Efficient method for computing the properties of a block anti-diagonal matrix EDIT: the title and content of this question were reformulated for the sake of clarity and to avoid diverting attention from the main issue.
I was trying to answer a question about a system of linear differential equations and it was necessary to find the eigenvalues, eigenvectors and generalized eigenvectors for the following matrix:
$$
M=\begin{bmatrix}0&E_{\times}\\B_{\times}&0\end{bmatrix},
$$
where $E=[E_1,E_2,E_3]^T,B=[B_1,B_2,B_3]$, $E^TB=0$ and $E_\times,B_\times$ are the representation of vectors through antisymmetric matrices:
$$
E_{\times}= \begin{pmatrix} 0 & -E_{3} & E_{2}\\ E_{3}& 0 & -E_{1}\\ -E_{2} & E_{1} & 0 \\ \end{pmatrix},\qquad  B_{\times}= \begin{pmatrix} 0 & -B_{3} & B_{2}\\ B_{3}& 0 & -B_{1}\\ -B_{2} & B_{1} & 0 \\ \end{pmatrix}.
$$
With WolframAlpha  it is possible to see that all eigenvalues are zero and the kernel has dimension 2. I have tried to find some method to obtain these results without resort to software or brute force (solve a linear system step by step), but I could not. 
Then my question is the following: is it possible to determine the null space, eigenvalues and generalized eigenvectors for matrix $M$ efficiently without resort to software or brute force?
It is always possible to compute them the hard way: computing the characteristic polynomial $\det(M-\lambda 1)$, finding its roots, substituting in $(M-\lambda 1)v=0$ to find eigenvectors $v$ and using them to determine the generalized eigenvectors.
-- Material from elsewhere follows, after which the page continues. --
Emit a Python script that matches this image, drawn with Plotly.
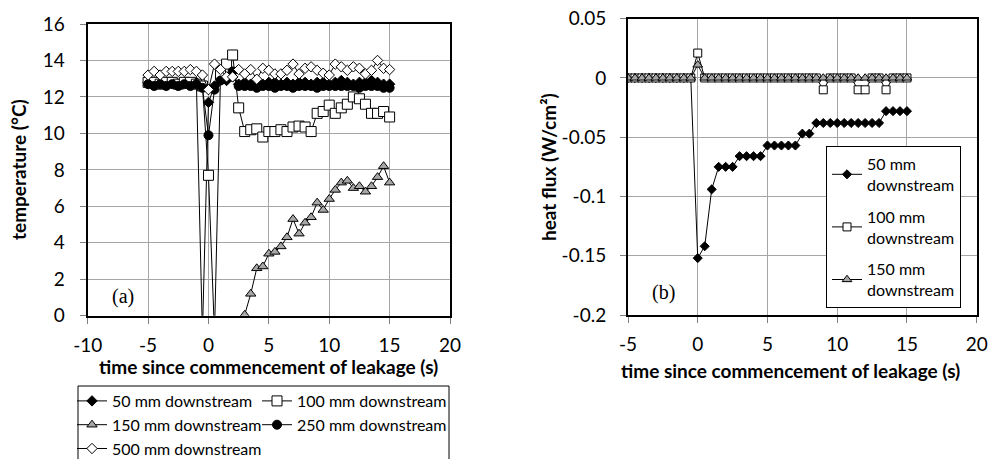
import plotly.graph_objects as go

W, H = 989, 459


def px(x):
    return x / W


def py(y):
    return 1 - y / H


# ---------------- data ----------------
time_s = [-5.0, -4.5, -4.0, -3.5, -3.0, -2.5, -2.0, -1.5, -1.0, -0.5,
          0.0, 0.5, 1.0, 1.5, 2.0, 2.5, 3.0, 3.5, 4.0, 4.5,
          5.0, 5.5, 6.0, 6.5, 7.0, 7.5, 8.0, 8.5, 9.0, 9.5,
          10.0, 10.5, 11.0, 11.5, 12.0, 12.5, 13.0, 13.5, 14.0, 14.5, 15.0]

# (a) temperature, degC
temp_50mm = [12.8, 12.7, 12.8, 12.7, 12.8, 12.7, 12.8, 12.7, 12.8, -1.0,
             11.7, 12.6, 13.1, 12.9, 13.1, 12.7, 12.8, 12.7, 12.8, 12.7,
             12.8, 12.8, 12.7, 12.8, 12.7, 12.8, 12.8, 12.7, 12.8, 12.8,
             12.7, 12.8, 12.9, 12.8, 12.7, 12.8, 12.8, 12.9, 12.8, 12.7, 12.7]
temp_100mm = [12.8, 12.8, 12.7, 12.8, 12.8, 12.7, 12.8, 12.8, 12.7, 12.6,
              7.7, -1.0, 13.2, 13.8, 14.3, 11.4, 10.1, 10.2, 10.25, 9.8,
              10.1, 10.1, 10.2, 10.1, 10.35, 10.4, 10.35, 10.1, 11.1, 11.2,
              11.55, 11.1, 11.4, 11.6, 12.0, 11.9, 11.6, 11.1, 11.1, 11.2, 10.9]
temp_150mm = [None, None, None, None, None, None, None, None, None, None,
              None, None, None, None, None, None, 0.05, 1.2, 2.6, 2.7,
              3.4, 3.5, 3.8, 4.3, 5.3, 4.5, 5.1, 5.4, 6.2, 5.8,
              6.4, 6.9, 7.3, 7.4, 7.0, 7.1, 6.8, 7.1, 7.6, 8.2, 7.3]
temp_250mm = [12.7, 12.6, 12.7, 12.6, 12.7, 12.6, 12.7, 12.6, 12.7, 12.5,
              9.9, 12.4, 12.9, 13.0, 13.4, 12.6, 12.6, 12.6, 12.5, 12.6,
              12.6, 12.5, 12.6, 12.6, 12.5, 12.6, 12.6, 12.6, 12.5, 12.6,
              12.6, 12.6, 12.6, 12.6, 12.6, 12.5, 12.6, 12.6, 12.6, 12.5, 12.5]
temp_500mm = [13.2, 13.4, 13.2, 13.4, 13.4, 13.4, 13.4, 13.5, 13.4, 13.2,
              12.4, 13.8, 13.5, 13.1, 13.1, 13.5, 13.26, 13.5, 12.97, 13.57,
              13.46, 13.26, 13.26, 13.46, 13.8, 13.26, 13.57, 13.65, 13.46, 13.3,
              13.2, 13.8, 13.65, 13.46, 13.65, 13.57, 13.26, 13.46, 14.0, 13.57, 13.5]

# (b) heat flux, W/cm2
flux_50mm = [0, 0, 0, 0, 0, 0, 0, 0, 0, 0,
             -0.152, -0.142, -0.094, -0.075, -0.075, -0.075, -0.066, -0.066, -0.066, -0.066,
             -0.057, -0.057, -0.057, -0.057, -0.057, -0.047, -0.047, -0.038, -0.038, -0.038,
             -0.038, -0.038, -0.038, -0.038, -0.038, -0.038, -0.038, -0.028, -0.028, -0.028, -0.028]
flux_100mm = [0, 0, 0, 0, 0, 0, 0, 0, 0, 0,
              0.021, 0, 0, 0, 0, 0, 0, 0, 0, 0,
              0, 0, 0, 0, 0, 0, 0, 0, -0.010, 0,
              0, 0, 0, -0.010, -0.010, 0, 0, -0.010, 0, 0, 0]
flux_150mm = [0, 0, 0, 0, 0, 0, 0, 0, 0, 0,
              0.011, 0, 0, 0, 0, 0, 0, 0, 0, 0,
              0, 0, 0, 0, 0, 0, 0, 0, 0, 0,
              0, 0, 0, 0, 0, 0, 0, 0, 0, 0, 0]

xa_ticks = [-10, -5, 0, 5, 10, 15, 20]
xa_labels = ["-10", "-5", "0", "5", "10", "15", "20"]
ya_ticks = [0, 2, 4, 6, 8, 10, 12, 14, 16]
ya_labels = ["0", "2", "4", "6", "8", "10", "12", "14", "16"]
xb_ticks = [-5, 0, 5, 10, 15, 20]
xb_labels = ["-5", "0", "5", "10", "15", "20"]
yb_ticks = [-0.2, -0.15, -0.1, -0.05, 0, 0.05]
yb_labels = ["-0.2", "-0.15", "-0.1", "-0.05", "0", "0.05"]

FONT = "Lato"
GREY = "#a6a6a6"

fig = go.Figure()


def add(y, name, symbol, fill, size, xa, ya, legend, group=None, lw=1):
    fig.add_trace(go.Scatter(
        x=time_s, y=y, name=name, mode="lines+markers",
        line=dict(color="black", width=1),
        marker=dict(symbol=symbol, color=fill, size=size,
                    line=dict(color="black", width=lw)),
        xaxis=xa, yaxis=ya, legend=legend, legendgroup=group,
        connectgaps=False,
    ))


# left chart
add(temp_50mm, "50 mm downstream", "diamond", "black", 8, "x", "y", "legend")
add(temp_100mm, "100 mm downstream", "square", "white", 10, "x", "y", "legend2")
add(temp_150mm, "150 mm downstream", "triangle-up", GREY, 9, "x", "y", "legend")
add(temp_250mm, "250 mm downstream", "circle", "black", 9, "x", "y", "legend2")
add(temp_500mm, "500 mm downstream", "diamond", "white", 8, "x", "y", "legend")

# right chart
add(flux_50mm, "50 mm<br>downstream", "diamond", "black", 7, "x2", "y2", "legend3", "b50")
add(flux_100mm, "100 mm<br>downstream", "square", "white", 8, "x2", "y2", "legend3", "b100")
add(flux_150mm, "150 mm<br>downstream", "triangle-up", GREY, 8.5, "x2", "y2", "legend3", "b150")

axis_common = dict(
    showgrid=True, gridcolor=GREY, gridwidth=1,
    showline=True, linecolor="black", linewidth=2, mirror=True,
    ticks="outside", ticklen=6, tickcolor="#808080", tickwidth=1,
    tickfont=dict(family=FONT, size=19, color="black"),
    zeroline=False, tickmode="array", automargin=False,
)

fig.update_layout(
    width=W, height=H,
    margin=dict(l=0, r=0, t=0, b=0, pad=0, autoexpand=False),
    paper_bgcolor="white", plot_bgcolor="white",
    font=dict(family=FONT, color="black"),
    xaxis=dict(domain=[px(87.7), px(450)], range=[-10, 20], anchor="y",
               tickvals=xa_ticks, ticktext=xa_labels, ticklabelstandoff=5,
               **axis_common),
    yaxis=dict(domain=[py(315.7), py(24)], range=[0, 16], anchor="x",
               tickvals=ya_ticks, ticktext=ya_labels, ticklabelstandoff=11,
               **axis_common),
    xaxis2=dict(domain=[px(628), px(976.7)], range=[-5, 20], anchor="y2",
                tickvals=xb_ticks, ticktext=xb_labels, ticklabelstandoff=5,
                **axis_common),
    yaxis2=dict(domain=[py(315), py(18.7)], range=[-0.2, 0.05], anchor="x2",
                tickvals=yb_ticks, ticktext=yb_labels, ticklabelstandoff=10,
                **axis_common),
    legend=dict(x=px(72), y=py(384), xanchor="left", yanchor="top",
                orientation="v", bgcolor="rgba(0,0,0,0)", borderwidth=0,
                font=dict(family=FONT, size=16, color="black"),
                itemwidth=30, tracegroupgap=0),
    legend2=dict(x=px(257), y=py(384), xanchor="left", yanchor="top",
                 orientation="v", bgcolor="rgba(0,0,0,0)", borderwidth=0,
                 font=dict(family=FONT, size=16, color="black"),
                 itemwidth=30, tracegroupgap=0),
    legend3=dict(x=px(826), y=py(146), xanchor="left", yanchor="top",
                 orientation="v", bgcolor="white", bordercolor="black",
                 borderwidth=1,
                 font=dict(family=FONT, size=16, color="black"),
                 itemwidth=30, tracegroupgap=8),
    showlegend=True,
)

fig.add_shape(type="rect", xref="paper", yref="paper",
              x0=px(78), x1=px(449), y0=py(475), y1=py(386),
              line=dict(color="black", width=1), fillcolor="rgba(0,0,0,0)")

ann_font_b = dict(family=FONT, size=19, color="black")
common_ann = dict(xref="paper", yref="paper", showarrow=False,
                  xanchor="center", yanchor="middle")
fig.add_annotation(text="<b>temperature (°C)</b>", x=px(18), y=py(170),
                   textangle=-90, font=ann_font_b, **common_ann)
fig.add_annotation(text="<b>heat flux (W/cm²)</b>", x=px(548), y=py(167),
                   textangle=-90, font=ann_font_b, **common_ann)
fig.add_annotation(text="<b>time since commencement of leakage (s)</b>",
                   x=px(268.8), y=py(366), font=ann_font_b, **common_ann)
fig.add_annotation(text="<b>time since commencement of leakage (s)</b>",
                   x=px(790), y=py(370), font=ann_font_b, **common_ann)
fig.add_annotation(text="(a)", x=px(123), y=py(296),
                   font=dict(family="Liberation Serif", size=20, color="black"),
                   **common_ann)
fig.add_annotation(text="(b)", x=px(663), y=py(292),
                   font=dict(family="Liberation Serif", size=20, color="black"),
                   **common_ann)

fig.write_html("out.html",
               config={"displayModeBar": False},
               post_script="document.body.style.margin='0px';"
                           "document.body.style.overflow='hidden';")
What  I am looking for is a answer that computes the null space, eigenvalues and (generalized) eigenvectors making use of the properties of matrix $M$, not brute force. 
 A: Very short: You can easily get examples of all ranks less than $n$, when the matrix is $n \times n$. A very simple example, take a matrix with zeros on the diagonal, zeros below, and ones above the diagonal. It is nilpotent, that is, there is some positive integer $k$ such that $A^k=0$. 
An extended hint: When all eigenvalues are zero, then, if $x$ is an eigenvector, it will certainly belong to the kernel! So, if there is a basis of eigenvectors then the matrix must be zero. 
A: We assume that the system $\{E,B\}$ is linearly independent.
Note that (double cross product) $E_xB_xX=BE^TX-X(E^TB)=BE^TX$, that is,  $E_xB_x=BE^T$ and, in the same way, $B_xE_x=EB^T$.
$M[X,Y]^T=[E\times Y,B\times X]^T$ and a basis of $\ker(M)$ is $\{[B,0]^T,[0,E]^T\}$. 
Moreover $\det(M-\lambda I_6)=\det(\lambda^2I-BE^T)$; $BE^T$ has rank $1$ and trace $0$; then it is nilpotent and $M$ also.
About the generalized eigenvectors, $M^2=diag(BE^T,EB^T)$ and $M^2[X,Y]^T=0$ can be written $BE^TX=0,EB^TY=0$, that is, $X\in E^{\perp},Y\in B^{\perp}$, that implies that $dim(\ker(M^2))=4$.
It is not difficult to see that $M^3=0$ and we are done.